Houston is averaging 7.8 yards per carry and has topped 150 yards in West’s last three games. Brawley is averaging right at 5 yards per carry.
So the Falcons are likely to stay on the ground 80 percent of the time to take some of the pressure off sophomore QB Noah Loeblein.
“The running game is working for us,” Hassard said. “We’re physically strong guys to start with, but we also understand the mental part. We do our jobs and none of us are worried about how much recognition we get. This is a team game. It’s all of us. When one of our backs gets a touchdown, we all get a touchdown. There’s no better feeling than seeing Jalen heading for the end zone.”

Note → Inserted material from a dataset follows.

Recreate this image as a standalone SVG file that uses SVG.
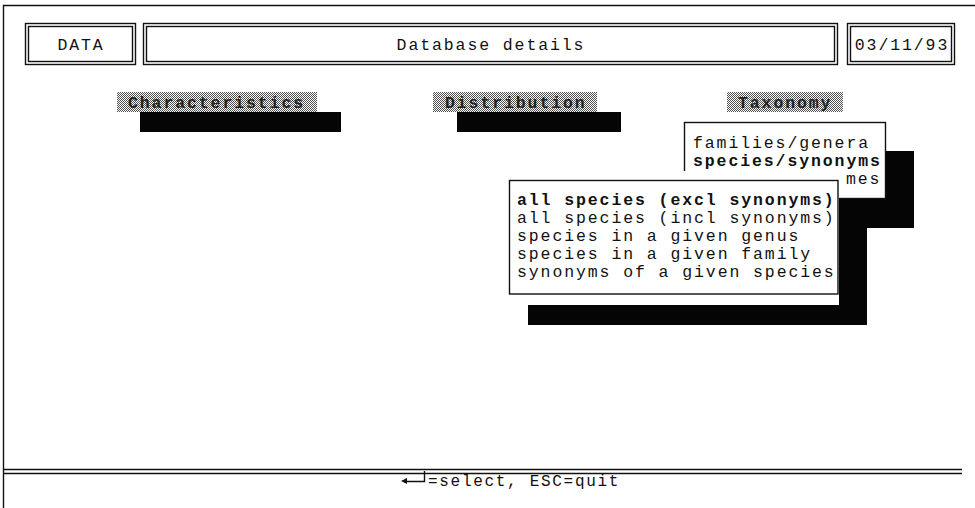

When the Falcons go to work, when they go about their business on Friday nights, it’s a reminder that in football, the offensive guys who don’t touch the ball are as important as the ones who do.
The offensive line is frequently compared to the foundation of a house. There are no good teams that don’t have good offensive lines. They are the engine of the car, and if they’re not working together, that car, no matter how fast it can potentially go, isn’t leaving the garage.
Sacks are going to happen. Holding penalties are going to happen. But if West (4-3), which has a big home game tonight against South Iredell, is going to keep winning, it’ has to start with those big guys upfront.
“I’m still a believer that football games are won in the trenches,”Nixon said. “The team that blocks the best and tackles the best wins.”